Sa cuisine « intelligente », où elle marie avec dextérité tradition brésilienne et influences européennes lui avait déjà valu de décrocher, l'an dernier, le titre de meilleur chef d'Amérique Latine. À 36 ans, la Brésilienne Helene Rizzo vient également d'être sacrée meilleure femme chef de 2014 par le jury du Prix Veuve Clicquot. Composé de plus de 900 jurés, pour la plupart restaurateurs, critiques et rédacteurs gastronomiques issus du monde entier, le Prix Veuve Clicquot récompense depuis 2011 la cuisine de cheffes d'exception.
Succédant à la Française Anne-Sophie Pic, à l'Espagnole Elena Arzak et à l'Italienne Nadia Santini, Helena Rizzo a réussi, selon les organisateurs du prix, à « enthousiasmer les critiques les plus coriaces ». Sous le charme, ces derniers ont loué sa « cuisine astucieuse, respectueuse des pratiques gastronomiques traditionnelles brésiliennes et des ingrédients [...] mariée aux techniques modernes avec une touche d'inspiration espagnole. »

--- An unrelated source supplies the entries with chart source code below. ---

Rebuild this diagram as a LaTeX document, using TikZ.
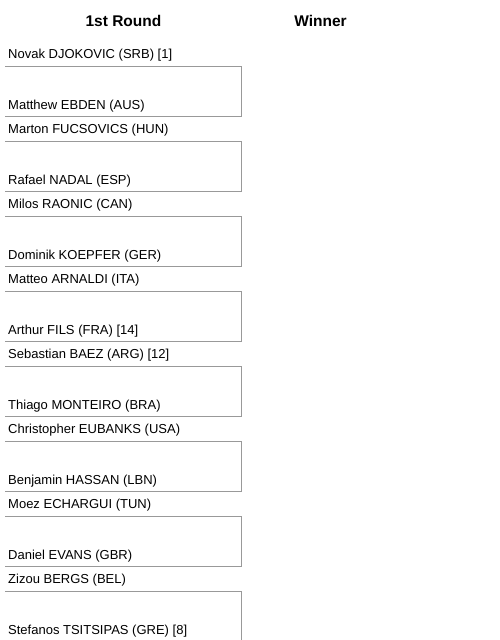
\documentclass[tikz,border=0pt]{standalone}
\usepackage{fontspec}
\setmainfont{Liberation Sans}
\usepackage{xcolor}
\usetikzlibrary{positioning}
\definecolor{bracketgray}{HTML}{999999}

\begin{document}
\begin{tikzpicture}[x=1pt,y=-1pt,
        player/.style={anchor=base west, inner sep=0pt, font={\fontsize{13}{15}\selectfont}},
        roundhead/.style={anchor=base, inner sep=0pt, font={\fontsize{15.5}{18}\selectfont\bfseries}},
        bracket/.style={line width=1pt, bracketgray}]
          \useasboundingbox (0,0) rectangle (499,640);
          %round headers
          \node[roundhead] (round1) at (123.5,26) {1st Round};
          \node[roundhead] (winner) at (320.5,26) {Winner};

          %match 1
          \node[player] (p1) at (8,58.5)  {Novak DJOKOVIC (SRB) [1]};
          \node[player] (p2) at (8,109.5) {Matthew EBDEN (AUS)};
          \draw[bracket] (5,66.5) -- (241,66.5) -- (241,116.5) -- (5,116.5);

          %match 2
          \node[player] (p3) at (8,133.5) {Marton FUCSOVICS (HUN)};
          \node[player] (p4) at (8,184.5) {Rafael NADAL (ESP)};
          \draw[bracket] (5,141.5) -- (241,141.5) -- (241,191.5) -- (5,191.5);

          %match 3
          \node[player] (p5) at (8,208.5) {Milos RAONIC (CAN)};
          \node[player] (p6) at (8,259.5) {Dominik KOEPFER (GER)};
          \draw[bracket] (5,216.5) -- (241,216.5) -- (241,266.5) -- (5,266.5);

          %match 4
          \node[player] (p7) at (8,283.5) {Matteo ARNALDI (ITA)};
          \node[player] (p8) at (8,334.5) {Arthur FILS (FRA) [14]};
          \draw[bracket] (5,291.5) -- (241,291.5) -- (241,341.5) -- (5,341.5);

          %match 5
          \node[player] (p9)  at (8,358.5) {Sebastian BAEZ (ARG) [12]};
          \node[player] (p10) at (8,409.5) {Thiago MONTEIRO (BRA)};
          \draw[bracket] (5,366.5) -- (241,366.5) -- (241,416.5) -- (5,416.5);

          %match 6
          \node[player] (p11) at (8,433.5) {Christopher EUBANKS (USA)};
          \node[player] (p12) at (8,484.5) {Benjamin HASSAN (LBN)};
          \draw[bracket] (5,441.5) -- (241,441.5) -- (241,491.5) -- (5,491.5);

          %match 7
          \node[player] (p13) at (8,508.5) {Moez ECHARGUI (TUN)};
          \node[player] (p14) at (8,559.5) {Daniel EVANS (GBR)};
          \draw[bracket] (5,516.5) -- (241,516.5) -- (241,566.5) -- (5,566.5);

          %match 8 (cut off at the bottom)
          \node[player] (p15) at (8,583.5) {Zizou BERGS (BEL)};
          \node[player] (p16) at (8,634.5) {Stefanos TSITSIPAS (GRE) [8]};
          \draw[bracket] (5,591.5) -- (241,591.5) -- (241,640);
    \end{tikzpicture}
\end{document}
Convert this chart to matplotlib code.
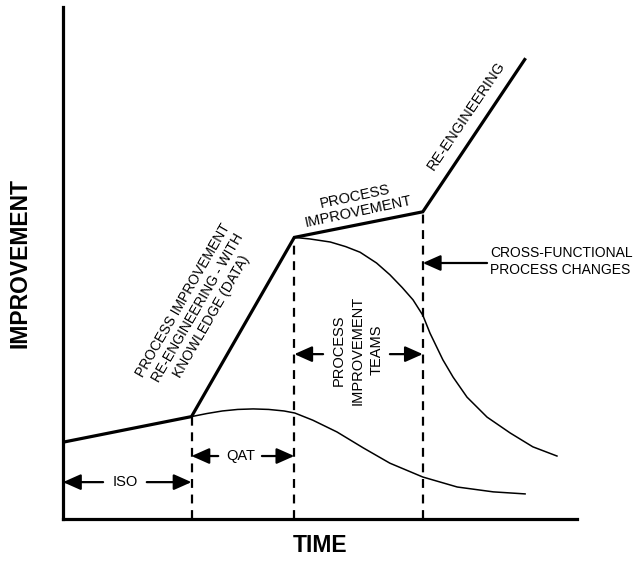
import matplotlib.pyplot as plt

plt.rcParams["font.family"] = ["Liberation Sans", "DejaVu Sans"]

# main improvement path (time, improvement)
main_t = [0, 25, 45, 70, 90]
main_imp = [15, 20, 55, 60, 90]

# phase boundaries (dashed verticals) and the height they reach
phase_t = [25, 45, 70]
phase_top = [20, 55, 60]

# decay curve after the ISO/QAT gains
low_t = [25, 28, 31, 34, 37, 40, 43, 45.1, 48.6, 53.3, 58.4, 63.6, 70, 76.7, 83.7, 89.9]
low_imp = [20, 20.6, 21.1, 21.4, 21.5, 21.4, 21.1, 20.7, 19.3, 17.0, 13.9, 10.9, 8.2, 6.25, 5.3, 4.9]

# decay curve after the re-engineering gain
high_t = [45, 48, 52, 55, 57.8, 61, 63.6, 66, 68.1, 70, 71.4, 73.9, 75.9, 78.6, 82.5, 87, 91.4, 96.1]
high_imp = [55, 54.7, 54.1, 53.2, 52.1, 50.0, 47.7, 45.2, 42.8, 39.8, 36.3, 31.1, 27.7, 23.8, 19.9, 16.8, 14.1, 12.3]

# span arrows: label, left end, right end, height, label centre, gap ends
spans = [
    ("ISO", 0, 25, 7.2, 12.2, 7.8, 16.3),
    ("QAT", 25, 45, 12.3, 34.6, 30.2, 38.7),
]

fig = plt.figure(figsize=(6.37, 5.61), dpi=100)
ax = fig.add_axes([63 / 637, 42 / 561, 514 / 637, 512 / 561])
ax.set_xlim(0, 100)
ax.set_ylim(0, 100)
ax.spines["top"].set_visible(False)
ax.spines["right"].set_visible(False)
ax.spines["left"].set_linewidth(2.3)
ax.spines["bottom"].set_linewidth(2.3)
ax.set_xticks([])
ax.set_yticks([])

ax.plot(main_t, main_imp, color="black", lw=2.3, solid_capstyle="butt", solid_joinstyle="miter", zorder=3)
ax.plot(low_t, low_imp, color="black", lw=1.1)
ax.plot(high_t, high_imp, color="black", lw=1.1)

for t, top in zip(phase_t, phase_top):
    ax.plot([t, t], [0, top], color="black", lw=1.6, linestyle=(0, (4, 3)))

arrow = dict(arrowstyle="-|>,head_length=0.9,head_width=0.4", color="black", lw=1.6,
             shrinkA=0, shrinkB=0, mutation_scale=12)

for label, left, right, y, xc, gap_l, gap_r in spans:
    ax.annotate("", xy=(left, y), xytext=(gap_l, y), arrowprops=arrow)
    ax.annotate("", xy=(right, y), xytext=(gap_r, y), arrowprops=arrow)
    ax.text(xc, y, label, ha="center", va="center", fontsize=10.5)

# process improvement teams span
ax.annotate("", xy=(45, 32.2), xytext=(50.6, 32.2), arrowprops=arrow)
ax.annotate("", xy=(70, 32.2), xytext=(63.6, 32.2), arrowprops=arrow)
ax.text(57.4, 33, "PROCESS\nIMPROVEMENT\nTEAMS", rotation=90, ha="center", va="center",
        fontsize=10.5, linespacing=1.45)

# cross-functional changes
ax.annotate("", xy=(70, 50), xytext=(82.5, 50), arrowprops=arrow)
ax.text(83.1, 50.3, "CROSS-FUNCTIONAL\nPROCESS CHANGES", ha="left", va="center",
        fontsize=10, linespacing=1.35)

# labels along the main path
ax.text(26.2, 41.2, "PROCESS IMPROVEMENT\nRE-ENGINEERING - WITH\nKNOWLEDGE (DATA)",
        rotation=60, rotation_mode="anchor", ha="center", va="center", fontsize=10, linespacing=1.2)
ax.text(57.2, 61.5, "PROCESS\nIMPROVEMENT", rotation=12, rotation_mode="anchor",
        ha="center", va="center", fontsize=10.5, linespacing=1.15)
ax.text(78.4, 78.8, "RE-ENGINEERING", rotation=56, rotation_mode="anchor",
        ha="center", va="center", fontsize=10.5)

fig.text(20 / 637, 1 - 263 / 561, "IMPROVEMENT", rotation=90, ha="center", va="center",
         fontsize=16.5, fontweight="bold")
fig.text(320 / 637, 1 - 546 / 561, "TIME", ha="center", va="center", fontsize=16.5, fontweight="bold")

fig.savefig("out.png", dpi=100)
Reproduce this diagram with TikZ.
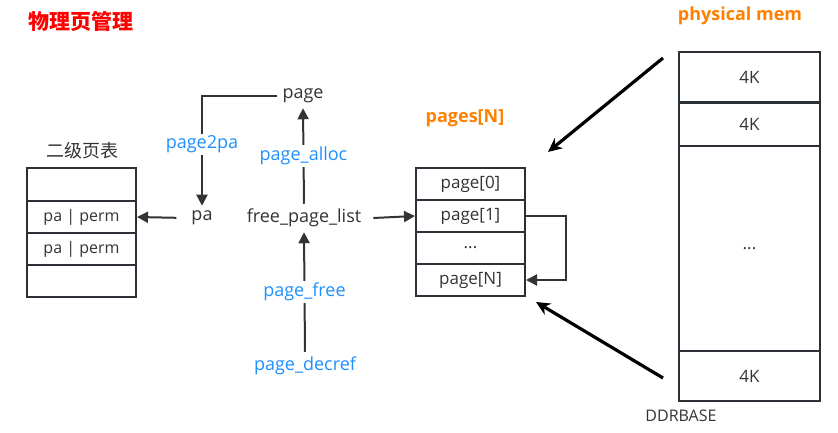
\documentclass[tikz,border=0pt]{standalone}
\usepackage{fontspec}
\setmainfont{Open Sans}
\newfontfamily\cjk{Noto Sans CJK SC}
\usetikzlibrary{arrows.meta}
\definecolor{txt}{HTML}{333333}
\definecolor{linec}{HTML}{2B3036}
\definecolor{fnblue}{HTML}{1E90FF}
\definecolor{orng}{HTML}{FF8000}
\tikzset{
  cell/.style={draw=linec, line width=2pt, minimum width=109pt, inner sep=0pt, text=txt, font=\fontsize{17}{17}\selectfont},
  memcell/.style={draw=linec, line width=2pt, minimum width=141pt, inner sep=0pt, text=txt, font=\fontsize{17}{17}\selectfont},
  lbl/.style={text=txt, font=\fontsize{18}{18}\selectfont, inner sep=5pt},
  fn/.style={text=fnblue, font=\fontsize{18}{18}\selectfont, fill=white, inner sep=2pt},
  conn/.style={draw=txt, line width=2pt, -{Triangle[length=11pt,width=11pt]}},
  bigarr/.style={draw=black, line width=3.2pt, -{Stealth[length=14pt,width=13pt]}},
  ttl/.style={font=\cjk\bfseries\fontsize{21}{21}\selectfont},
  hdr/.style={font=\bfseries\fontsize{18}{18}\selectfont, text=orng},
}
\begin{document}
\begin{tikzpicture}[x=1pt,y=-1pt]
\useasboundingbox (0,0) rectangle (838,433);
% title
\node[ttl, text=red] (title) at (81,21) {物理页管理};
\node[hdr] (pmlabel) at (740,16) {physical mem};
\node[hdr] (pageslabel) at (465,118) {pages[N]};
% left table
\node[font=\cjk\fontsize{18}{18}\selectfont, text=txt] (pgtlabel) at (82,151) {二级页表};
\node[cell, minimum height=33pt] (t0) at (81.5,184.5) {};
\node[cell, minimum height=32pt, font=\fontsize{16}{16}\selectfont] (t1) at (81.5,217) {pa | perm};
\node[cell, minimum height=32pt, font=\fontsize{16}{16}\selectfont] (t2) at (81.5,249) {pa | perm};
\node[cell, minimum height=32pt] (t3) at (81.5,281) {};
% pages table
\node[cell, minimum height=32pt] (p0) at (470.5,184) {page[0]};
\node[cell, minimum height=32pt] (p1) at (470.5,216) {page[1]};
\node[cell, minimum height=32pt] (p2) at (470.5,248) {...};
\node[cell, minimum height=32pt] (p3) at (470.5,280) {page[N]};
% physical memory
\node[memcell, minimum height=50pt] (m0) at (749.5,77) {4K};
\node[memcell, minimum height=43pt] (m1) at (749.5,124.5) {4K};
\node[memcell, minimum height=205pt] (m2) at (749.5,248.5) {...};
\node[memcell, minimum height=50pt] (m3) at (749.5,376) {4K};
\node[text=txt, font=\fontsize{16}{16}\selectfont] (ddr) at (681,416) {DDRBASE};
% middle nodes
\node[lbl] (page) at (303,96) {page};
\node[lbl] (pa) at (202,218) {pa};
\node[lbl] (fpl) at (304,218) {free\_page\_list};
\node[fn, inner sep=5pt] (decref) at (305,366) {page\_decref};
% connectors
\draw[conn] (page.west) -| (pa.north) node[fn, pos=0.72] (p2pa) {page2pa};
\draw[conn] (fpl.north) -- (page.south) node[fn, midway] (alloc) {page\_alloc};
\draw[conn] (decref.north) -- (fpl.south) node[fn, midway] (pfree) {page\_free};
\draw[conn, shorten <=10pt] (pa.west) -- (t1.east);
\draw[conn] ([xshift=7pt]fpl.east) -- (p1.west);
\coordinate (lr) at (566,216);
\draw[conn] (p1.east) -- (lr) |- (p3.east);
% big arrows
\coordinate (a1s) at (663,58);
\coordinate (a1e) at (548,152);
\coordinate (a2s) at (663,378);
\coordinate (a2e) at (536,302);
\draw[bigarr] (a1s) -- (a1e);
\draw[bigarr] (a2s) -- (a2e);
\end{tikzpicture}
\end{document}
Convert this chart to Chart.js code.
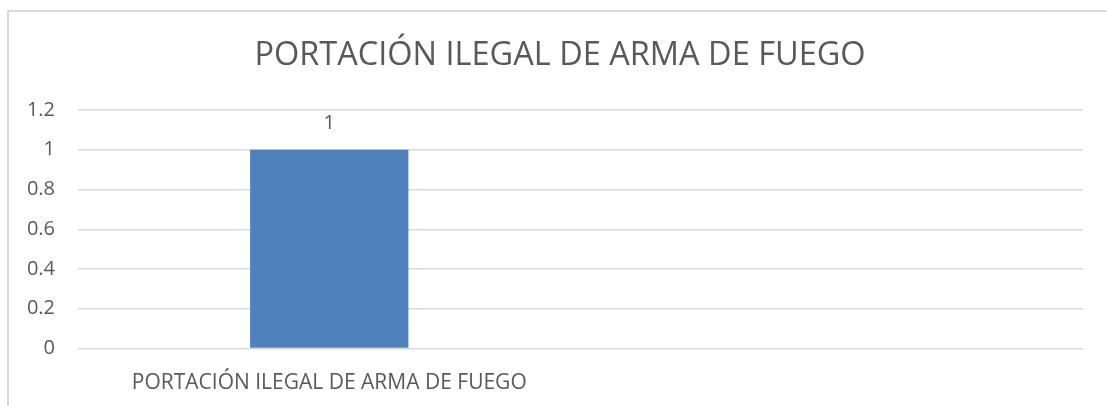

Pourtant, rien ne prédestinait Helena Rizzo à être un jour désignée meilleure femme chef au monde. Avant d'officier aux fourneaux du Mani, le restaurant qu'elle a ouvert avec son mari à São Paulo en 2006, Helena Rizzo avait déjà une longue carrière derrière elle. Mannequin à l'âge de 17 ans, la jeune femme entame d'abord des études d'architecture. Mais, passionnée par la gastronomie, elle plaque tout quelques années plus tard et entreprend de gagner ses galons de cuisinière chez les meilleurs chefs. Multipliant les stages dans les meilleurs établissements de São Paulo, Helena Rizzo s'envole finalement pour l'Espagne, où elle décroche une place dans la brigade d'El Celler de Can Roca, un prestigieux restaurant de Gérone, en Catalogne. Parmi ses collègues, se trouve le chef Daniel Redondo, qui a fait ses armes auprès d'Alain Ducasse, et qu'elle finit par épouser.
De retour au Brésil, ils ouvrent ensemble le Mani - du nom de la déesse indienne du Manioc - dans la banlieue Jardim Paulistano de São Paulo. Très vite, leur cuisine fusion où se mêle cuisine traditionnelle brésilienne et influences méditerranéennes attire l'attention des critiques, qui se pâment pour leur spécialité : le manioca cuit au four et servi avec une mousse de tucupi (une sauce à base de manioc), de lait coco et d'huile à la truffe blanche. « Au Mani, nous essayons de faire de notre mieux tous les jours, parfois nous nous trompons, mais parfois nous faisons bien les choses », a déclaré Helena Rizzo après avoir remporté le Prix Veuve Clicquot. « Chacune d'entre nous peut être la meilleure selon la situation, à un instant T et selon telle ou telle personne. J'espère que cette distinction permettra au monde de la gastronomie de prendre davantage en compte le travail des chefs femmes et les magnifiques spécialités dont nous disposons au Brésil », a-t-elle ajouté.
Une vision que partage William Drew, rédacteur en chef de la revue britannique The Restaurant. « Nous sommes très fiers de présenter ce prix […] dans ce qui demeure un monde très masculin, nous pensons que célébrer la réussite des brillantes chefs femmes est d'une importance vitale, estime-t-il. Que les réussites d'Helena inspirent les générations futures de femmes à entrer dans cette profession, ce ne peut être qu'un résultat positif. » Helena Rizzo se verra remettre son prix le 28 avril prochain à Londres à l'occasion du l'élection des 50 Meilleurs Restaurants du Monde par la revue.